§ Task prompt
Leaving out every picture, copy the lines of the data exactly, from the first through the line containing "(1277,7) -- (1277,1250);".

******************************

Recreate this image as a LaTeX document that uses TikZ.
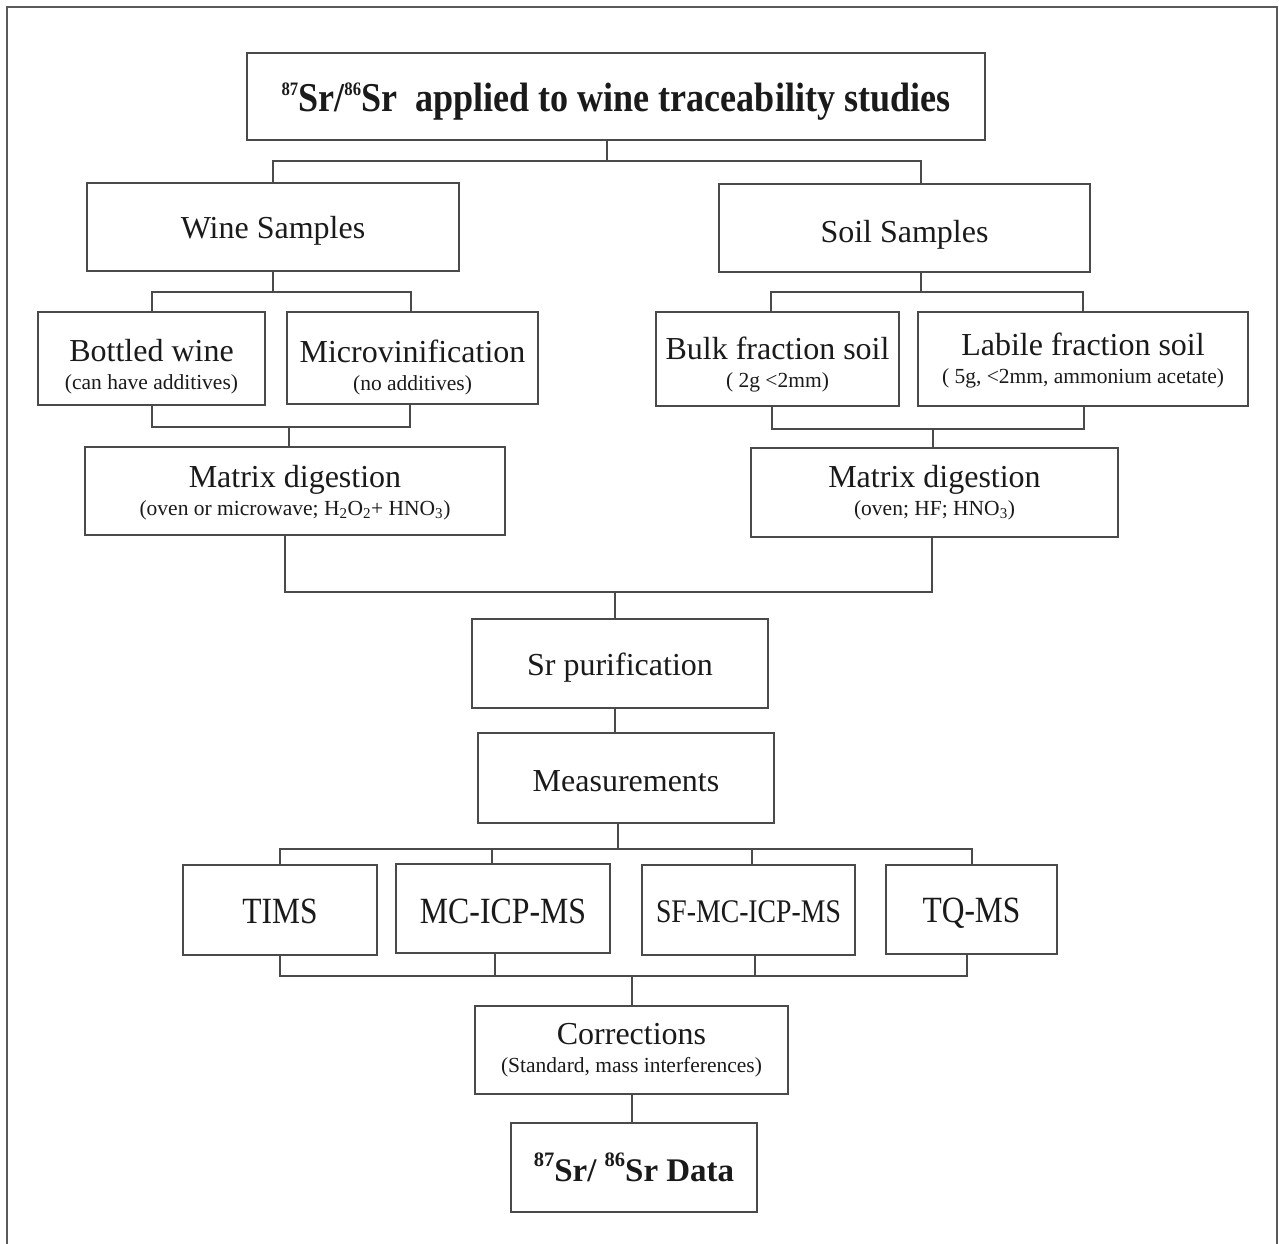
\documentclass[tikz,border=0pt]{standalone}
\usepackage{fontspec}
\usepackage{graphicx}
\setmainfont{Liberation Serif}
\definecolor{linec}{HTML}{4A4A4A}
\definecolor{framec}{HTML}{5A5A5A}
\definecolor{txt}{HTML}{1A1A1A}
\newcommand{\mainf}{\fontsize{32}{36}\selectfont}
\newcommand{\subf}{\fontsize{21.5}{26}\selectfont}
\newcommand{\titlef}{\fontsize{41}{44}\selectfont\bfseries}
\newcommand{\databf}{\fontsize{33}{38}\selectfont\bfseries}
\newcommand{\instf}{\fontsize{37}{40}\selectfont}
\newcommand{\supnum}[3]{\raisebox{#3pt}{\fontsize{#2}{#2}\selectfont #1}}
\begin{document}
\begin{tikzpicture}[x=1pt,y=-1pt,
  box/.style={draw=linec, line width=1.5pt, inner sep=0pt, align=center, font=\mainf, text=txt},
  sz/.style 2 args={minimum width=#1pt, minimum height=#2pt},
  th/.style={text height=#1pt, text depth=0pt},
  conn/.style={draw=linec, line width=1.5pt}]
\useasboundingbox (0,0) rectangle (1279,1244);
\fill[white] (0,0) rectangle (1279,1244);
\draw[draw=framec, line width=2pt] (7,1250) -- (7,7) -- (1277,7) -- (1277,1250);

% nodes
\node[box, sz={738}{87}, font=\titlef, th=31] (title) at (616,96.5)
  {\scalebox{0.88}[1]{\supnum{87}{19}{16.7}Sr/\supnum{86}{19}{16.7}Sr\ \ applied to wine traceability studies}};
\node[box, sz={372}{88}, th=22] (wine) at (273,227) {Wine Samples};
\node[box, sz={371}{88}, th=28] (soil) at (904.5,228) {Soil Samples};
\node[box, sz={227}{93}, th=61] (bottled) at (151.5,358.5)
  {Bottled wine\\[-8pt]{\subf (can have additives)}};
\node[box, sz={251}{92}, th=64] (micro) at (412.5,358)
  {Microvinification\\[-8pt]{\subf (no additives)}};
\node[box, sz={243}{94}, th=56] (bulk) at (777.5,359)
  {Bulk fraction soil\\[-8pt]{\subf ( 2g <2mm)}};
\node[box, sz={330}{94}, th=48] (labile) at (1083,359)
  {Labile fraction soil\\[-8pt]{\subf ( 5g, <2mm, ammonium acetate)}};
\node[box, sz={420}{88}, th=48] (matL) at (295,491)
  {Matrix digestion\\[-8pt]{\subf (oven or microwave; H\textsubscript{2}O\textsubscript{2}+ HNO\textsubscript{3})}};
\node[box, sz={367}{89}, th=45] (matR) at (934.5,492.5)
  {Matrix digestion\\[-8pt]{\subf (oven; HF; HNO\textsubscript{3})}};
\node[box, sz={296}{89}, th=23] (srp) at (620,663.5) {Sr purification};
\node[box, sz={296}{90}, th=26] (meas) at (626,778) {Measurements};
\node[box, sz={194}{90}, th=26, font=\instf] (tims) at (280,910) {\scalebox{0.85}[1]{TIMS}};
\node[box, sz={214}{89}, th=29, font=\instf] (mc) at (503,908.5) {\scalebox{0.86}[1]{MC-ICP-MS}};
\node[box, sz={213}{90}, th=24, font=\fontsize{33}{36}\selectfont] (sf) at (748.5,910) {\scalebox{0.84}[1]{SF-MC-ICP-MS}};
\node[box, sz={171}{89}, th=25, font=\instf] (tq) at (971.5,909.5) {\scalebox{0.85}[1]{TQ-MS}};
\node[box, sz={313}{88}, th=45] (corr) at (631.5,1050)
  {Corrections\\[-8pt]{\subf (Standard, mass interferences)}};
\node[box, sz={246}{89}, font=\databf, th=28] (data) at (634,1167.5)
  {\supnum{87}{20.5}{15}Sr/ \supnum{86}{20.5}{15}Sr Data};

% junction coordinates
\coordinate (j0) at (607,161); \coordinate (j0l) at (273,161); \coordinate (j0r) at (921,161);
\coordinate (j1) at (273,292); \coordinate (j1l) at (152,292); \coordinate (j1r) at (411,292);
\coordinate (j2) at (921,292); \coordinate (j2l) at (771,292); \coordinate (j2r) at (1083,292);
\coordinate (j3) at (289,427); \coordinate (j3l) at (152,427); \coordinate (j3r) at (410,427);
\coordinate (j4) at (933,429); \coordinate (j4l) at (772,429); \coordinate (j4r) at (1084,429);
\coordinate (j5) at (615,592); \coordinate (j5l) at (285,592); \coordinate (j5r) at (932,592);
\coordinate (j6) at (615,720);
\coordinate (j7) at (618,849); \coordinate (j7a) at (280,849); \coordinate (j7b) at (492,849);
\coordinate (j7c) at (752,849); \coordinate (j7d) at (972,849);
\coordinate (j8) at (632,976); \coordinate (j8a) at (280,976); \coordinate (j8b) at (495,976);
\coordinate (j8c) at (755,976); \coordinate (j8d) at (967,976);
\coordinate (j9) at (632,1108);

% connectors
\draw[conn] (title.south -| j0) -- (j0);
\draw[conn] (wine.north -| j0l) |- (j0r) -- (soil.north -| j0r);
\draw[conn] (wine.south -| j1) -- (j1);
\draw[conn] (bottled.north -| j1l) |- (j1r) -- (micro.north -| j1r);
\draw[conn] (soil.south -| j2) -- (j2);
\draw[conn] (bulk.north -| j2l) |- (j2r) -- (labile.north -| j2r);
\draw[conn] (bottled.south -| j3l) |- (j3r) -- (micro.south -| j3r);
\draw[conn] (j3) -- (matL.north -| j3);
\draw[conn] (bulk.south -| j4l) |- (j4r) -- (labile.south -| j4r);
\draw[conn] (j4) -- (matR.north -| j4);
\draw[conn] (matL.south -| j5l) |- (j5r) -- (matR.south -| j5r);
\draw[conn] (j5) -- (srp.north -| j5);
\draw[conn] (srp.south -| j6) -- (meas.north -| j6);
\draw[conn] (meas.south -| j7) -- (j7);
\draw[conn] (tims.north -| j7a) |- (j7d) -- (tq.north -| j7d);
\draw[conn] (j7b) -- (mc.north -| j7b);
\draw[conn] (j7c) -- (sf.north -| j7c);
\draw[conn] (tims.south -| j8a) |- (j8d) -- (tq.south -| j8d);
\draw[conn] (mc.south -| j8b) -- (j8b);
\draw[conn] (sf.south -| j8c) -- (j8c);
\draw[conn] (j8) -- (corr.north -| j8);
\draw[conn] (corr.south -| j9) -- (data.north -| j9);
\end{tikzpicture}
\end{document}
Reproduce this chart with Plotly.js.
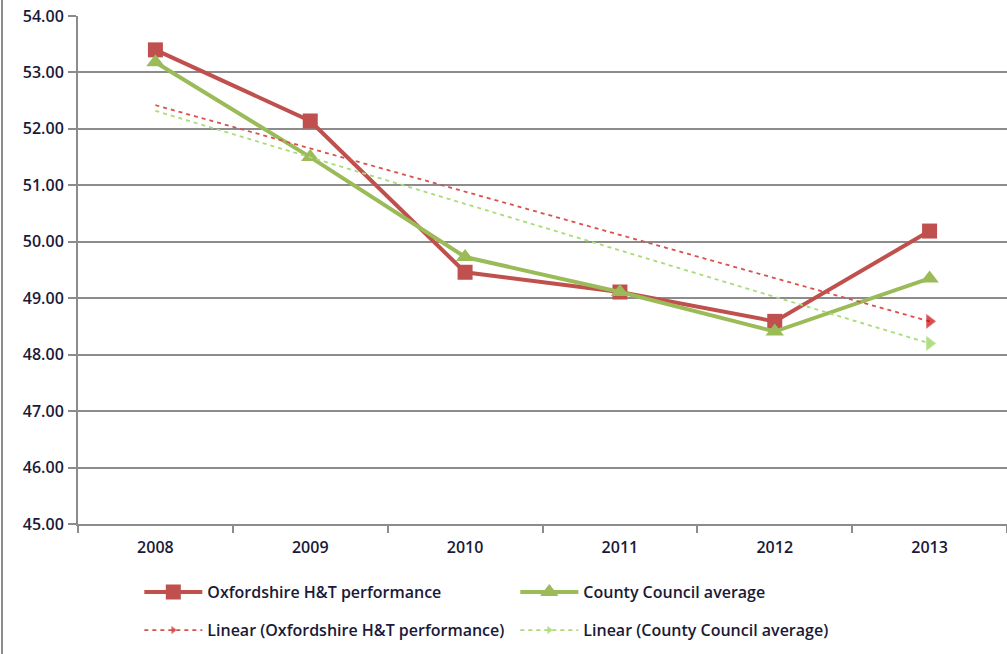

******************************

§ Task response
Recreate this image as a LaTeX document that uses TikZ.
\documentclass[tikz,border=0pt]{standalone}
\usepackage{fontspec}
\usepackage{graphicx}
\setmainfont{Liberation Serif}
\definecolor{linec}{HTML}{4A4A4A}
\definecolor{framec}{HTML}{5A5A5A}
\definecolor{txt}{HTML}{1A1A1A}
\newcommand{\mainf}{\fontsize{32}{36}\selectfont}
\newcommand{\subf}{\fontsize{21.5}{26}\selectfont}
\newcommand{\titlef}{\fontsize{41}{44}\selectfont\bfseries}
\newcommand{\databf}{\fontsize{33}{38}\selectfont\bfseries}
\newcommand{\instf}{\fontsize{37}{40}\selectfont}
\newcommand{\supnum}[3]{\raisebox{#3pt}{\fontsize{#2}{#2}\selectfont #1}}
\begin{document}
\begin{tikzpicture}[x=1pt,y=-1pt,
  box/.style={draw=linec, line width=1.5pt, inner sep=0pt, align=center, font=\mainf, text=txt},
  sz/.style 2 args={minimum width=#1pt, minimum height=#2pt},
  th/.style={text height=#1pt, text depth=0pt},
  conn/.style={draw=linec, line width=1.5pt}]
\useasboundingbox (0,0) rectangle (1279,1244);
\fill[white] (0,0) rectangle (1279,1244);
\draw[draw=framec, line width=2pt] (7,1250) -- (7,7) -- (1277,7) -- (1277,1250);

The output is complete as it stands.